> [Your goal]
Give back the full listing verbatim, apart from its images.
==========
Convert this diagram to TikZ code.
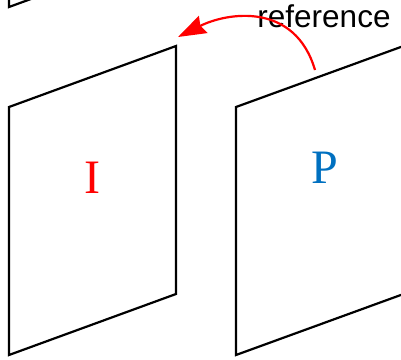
\documentclass[tikz,border=0pt]{standalone}
\usepackage{fontspec}
\setmainfont{Liberation Serif}
\newfontfamily\labelsans{Liberation Sans}
\usetikzlibrary{arrows.meta}
\definecolor{pblue}{RGB}{0,112,192}
\tikzset{
  plane/.style={draw=black, line width=2.2pt, line join=miter},
  letter/.style={font=\fontsize{48}{48}\selectfont, anchor=base, inner sep=0pt},
  reflabel/.style={font=\labelsans\fontsize{31.5}{31.5}\selectfont, anchor=base, inner sep=0pt},
  refarrow/.style={draw=red, line width=2.2pt, -{Stealth[length=28pt,width=19pt,inset=3pt]}}
}
\begin{document}
\begin{tikzpicture}[x=1pt,y=-1pt]
\useasboundingbox (0,0) rectangle (401,359);
\clip (0,0) rectangle (401,359);
% partial plane at top-left
\draw[plane] (9,-60) -- (9,7) -- (176,-54);
% left plane
\draw[plane] (9,107) -- (176,46) -- (176,294) -- (9,355) -- cycle;
% right plane
\draw[plane] (420,40) -- (236,107) -- (236,355) -- (420,288);
\node[letter, text=red] (I) at (92,193) {I};
\node[letter, text=pblue] (P) at (324.5,183) {P};
\node[reflabel] (ref) at (324,27) {reference};
\coordinate (from) at (315,70);
\coordinate (to) at (178,37);
\draw[refarrow] (from) .. controls (295,2) and (228,12) .. (to);
\end{tikzpicture}
\end{document}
==========
> [Result]
Convert this diagram to TikZ code.
\documentclass[tikz,border=0pt]{standalone}
\usepackage{fontspec}
\setmainfont{Liberation Serif}
\newfontfamily\labelsans{Liberation Sans}
\usetikzlibrary{arrows.meta}
\definecolor{pblue}{RGB}{0,112,192}
\tikzset{
  plane/.style={draw=black, line width=2.2pt, line join=miter},
  letter/.style={font=\fontsize{48}{48}\selectfont, anchor=base, inner sep=0pt},
  reflabel/.style={font=\labelsans\fontsize{31.5}{31.5}\selectfont, anchor=base, inner sep=0pt},
  refarrow/.style={draw=red, line width=2.2pt, -{Stealth[length=28pt,width=19pt,inset=3pt]}}
}
\begin{document}
\begin{tikzpicture}[x=1pt,y=-1pt]
\useasboundingbox (0,0) rectangle (401,359);
\clip (0,0) rectangle (401,359);
% partial plane at top-left
\draw[plane] (9,-60) -- (9,7) -- (176,-54);
% left plane
\draw[plane] (9,107) -- (176,46) -- (176,294) -- (9,355) -- cycle;
% right plane
\draw[plane] (420,40) -- (236,107) -- (236,355) -- (420,288);
\node[letter, text=red] (I) at (92,193) {I};
\node[letter, text=pblue] (P) at (324.5,183) {P};
\node[reflabel] (ref) at (324,27) {reference};
\coordinate (from) at (315,70);
\coordinate (to) at (178,37);
\draw[refarrow] (from) .. controls (295,2) and (228,12) .. (to);
\end{tikzpicture}
\end{document}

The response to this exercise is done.